**Work instructions**
Identify the lines that contain the word "picture" and copy each one.

**Source records**

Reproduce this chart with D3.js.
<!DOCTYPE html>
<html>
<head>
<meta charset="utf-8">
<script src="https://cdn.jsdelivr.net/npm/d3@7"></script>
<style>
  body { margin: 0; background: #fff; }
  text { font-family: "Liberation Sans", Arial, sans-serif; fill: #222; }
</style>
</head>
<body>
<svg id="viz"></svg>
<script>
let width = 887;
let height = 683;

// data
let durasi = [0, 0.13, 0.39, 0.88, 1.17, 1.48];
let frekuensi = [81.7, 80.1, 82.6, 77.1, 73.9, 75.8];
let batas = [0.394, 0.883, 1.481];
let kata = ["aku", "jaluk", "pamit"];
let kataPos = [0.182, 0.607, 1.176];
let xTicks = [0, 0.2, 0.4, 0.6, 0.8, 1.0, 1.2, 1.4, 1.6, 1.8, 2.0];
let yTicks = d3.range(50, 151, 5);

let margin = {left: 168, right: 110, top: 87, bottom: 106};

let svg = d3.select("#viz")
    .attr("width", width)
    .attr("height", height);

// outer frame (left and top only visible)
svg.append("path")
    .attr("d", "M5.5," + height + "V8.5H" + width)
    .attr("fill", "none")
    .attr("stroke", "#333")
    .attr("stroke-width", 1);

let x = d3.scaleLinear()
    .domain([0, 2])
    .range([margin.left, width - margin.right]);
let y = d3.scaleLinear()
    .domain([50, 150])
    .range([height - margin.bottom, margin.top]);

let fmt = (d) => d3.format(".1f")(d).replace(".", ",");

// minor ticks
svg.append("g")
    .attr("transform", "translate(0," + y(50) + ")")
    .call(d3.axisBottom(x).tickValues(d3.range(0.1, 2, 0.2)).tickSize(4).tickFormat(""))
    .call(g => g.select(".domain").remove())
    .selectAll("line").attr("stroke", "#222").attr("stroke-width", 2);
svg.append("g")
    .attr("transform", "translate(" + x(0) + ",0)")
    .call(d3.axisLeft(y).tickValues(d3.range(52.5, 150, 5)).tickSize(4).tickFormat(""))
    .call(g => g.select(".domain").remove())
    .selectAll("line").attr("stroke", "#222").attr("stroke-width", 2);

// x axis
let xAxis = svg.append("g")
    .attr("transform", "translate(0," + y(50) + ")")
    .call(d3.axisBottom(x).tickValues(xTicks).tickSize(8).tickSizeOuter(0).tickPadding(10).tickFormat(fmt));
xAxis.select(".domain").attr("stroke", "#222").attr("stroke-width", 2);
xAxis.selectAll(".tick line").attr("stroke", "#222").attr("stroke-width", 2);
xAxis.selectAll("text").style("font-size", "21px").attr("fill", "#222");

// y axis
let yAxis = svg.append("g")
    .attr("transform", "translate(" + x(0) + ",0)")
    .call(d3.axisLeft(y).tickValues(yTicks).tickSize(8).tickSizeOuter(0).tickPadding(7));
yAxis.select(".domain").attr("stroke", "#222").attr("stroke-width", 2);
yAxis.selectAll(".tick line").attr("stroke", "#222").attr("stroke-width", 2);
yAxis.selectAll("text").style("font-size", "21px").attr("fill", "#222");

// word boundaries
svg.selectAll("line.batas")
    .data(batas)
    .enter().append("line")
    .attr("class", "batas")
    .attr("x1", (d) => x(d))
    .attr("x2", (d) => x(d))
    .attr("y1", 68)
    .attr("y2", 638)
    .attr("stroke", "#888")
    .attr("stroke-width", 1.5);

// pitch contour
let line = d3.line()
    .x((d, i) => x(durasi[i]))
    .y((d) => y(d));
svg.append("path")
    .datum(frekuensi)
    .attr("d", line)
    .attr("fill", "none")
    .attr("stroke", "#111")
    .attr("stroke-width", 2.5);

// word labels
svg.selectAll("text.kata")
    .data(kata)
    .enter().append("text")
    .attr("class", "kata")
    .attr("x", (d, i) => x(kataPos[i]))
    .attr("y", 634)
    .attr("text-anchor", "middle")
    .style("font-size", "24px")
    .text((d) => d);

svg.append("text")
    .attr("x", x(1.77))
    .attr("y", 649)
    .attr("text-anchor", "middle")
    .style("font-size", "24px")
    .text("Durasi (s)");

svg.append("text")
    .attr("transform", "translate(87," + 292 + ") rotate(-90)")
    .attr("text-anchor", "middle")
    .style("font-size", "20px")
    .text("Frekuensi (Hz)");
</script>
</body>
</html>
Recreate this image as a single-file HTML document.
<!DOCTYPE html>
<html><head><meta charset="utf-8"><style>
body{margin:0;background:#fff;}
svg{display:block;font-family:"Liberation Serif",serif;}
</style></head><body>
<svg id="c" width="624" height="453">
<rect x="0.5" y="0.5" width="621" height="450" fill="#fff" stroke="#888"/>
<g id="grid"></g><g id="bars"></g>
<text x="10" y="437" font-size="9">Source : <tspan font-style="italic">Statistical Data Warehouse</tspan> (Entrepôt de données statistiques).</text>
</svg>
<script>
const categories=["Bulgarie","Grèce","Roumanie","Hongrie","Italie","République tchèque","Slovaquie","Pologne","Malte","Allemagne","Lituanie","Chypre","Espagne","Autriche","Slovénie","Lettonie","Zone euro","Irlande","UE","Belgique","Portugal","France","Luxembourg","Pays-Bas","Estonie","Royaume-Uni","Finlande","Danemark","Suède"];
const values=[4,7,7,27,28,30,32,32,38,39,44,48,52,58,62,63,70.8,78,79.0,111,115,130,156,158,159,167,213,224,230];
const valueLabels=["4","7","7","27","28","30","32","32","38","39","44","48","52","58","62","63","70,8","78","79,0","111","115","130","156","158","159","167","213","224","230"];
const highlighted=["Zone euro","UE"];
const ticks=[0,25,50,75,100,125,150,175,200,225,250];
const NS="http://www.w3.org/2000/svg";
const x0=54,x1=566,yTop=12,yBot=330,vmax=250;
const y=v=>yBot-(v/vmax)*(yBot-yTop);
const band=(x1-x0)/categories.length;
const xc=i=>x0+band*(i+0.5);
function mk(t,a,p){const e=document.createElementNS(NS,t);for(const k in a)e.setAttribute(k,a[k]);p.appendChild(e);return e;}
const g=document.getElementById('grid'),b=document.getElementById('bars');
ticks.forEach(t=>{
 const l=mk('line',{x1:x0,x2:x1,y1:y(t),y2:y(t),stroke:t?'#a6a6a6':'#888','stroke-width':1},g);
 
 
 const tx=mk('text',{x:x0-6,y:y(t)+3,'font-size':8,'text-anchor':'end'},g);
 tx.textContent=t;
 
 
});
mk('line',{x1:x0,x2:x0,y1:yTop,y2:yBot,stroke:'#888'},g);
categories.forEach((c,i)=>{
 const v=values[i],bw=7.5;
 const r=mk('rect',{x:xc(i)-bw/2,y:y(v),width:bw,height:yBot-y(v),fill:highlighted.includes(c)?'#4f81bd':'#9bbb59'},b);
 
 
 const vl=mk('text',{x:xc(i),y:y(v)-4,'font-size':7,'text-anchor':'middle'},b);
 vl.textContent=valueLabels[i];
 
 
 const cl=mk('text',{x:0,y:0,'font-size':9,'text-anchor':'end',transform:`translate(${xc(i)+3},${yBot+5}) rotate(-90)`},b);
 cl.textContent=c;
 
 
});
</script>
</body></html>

* * *

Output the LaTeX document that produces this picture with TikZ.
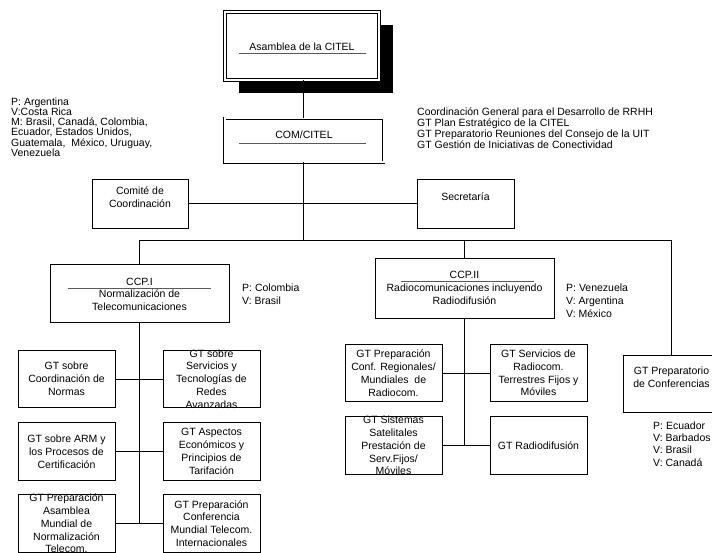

**Full answer**
Output the LaTeX document that produces this picture with TikZ.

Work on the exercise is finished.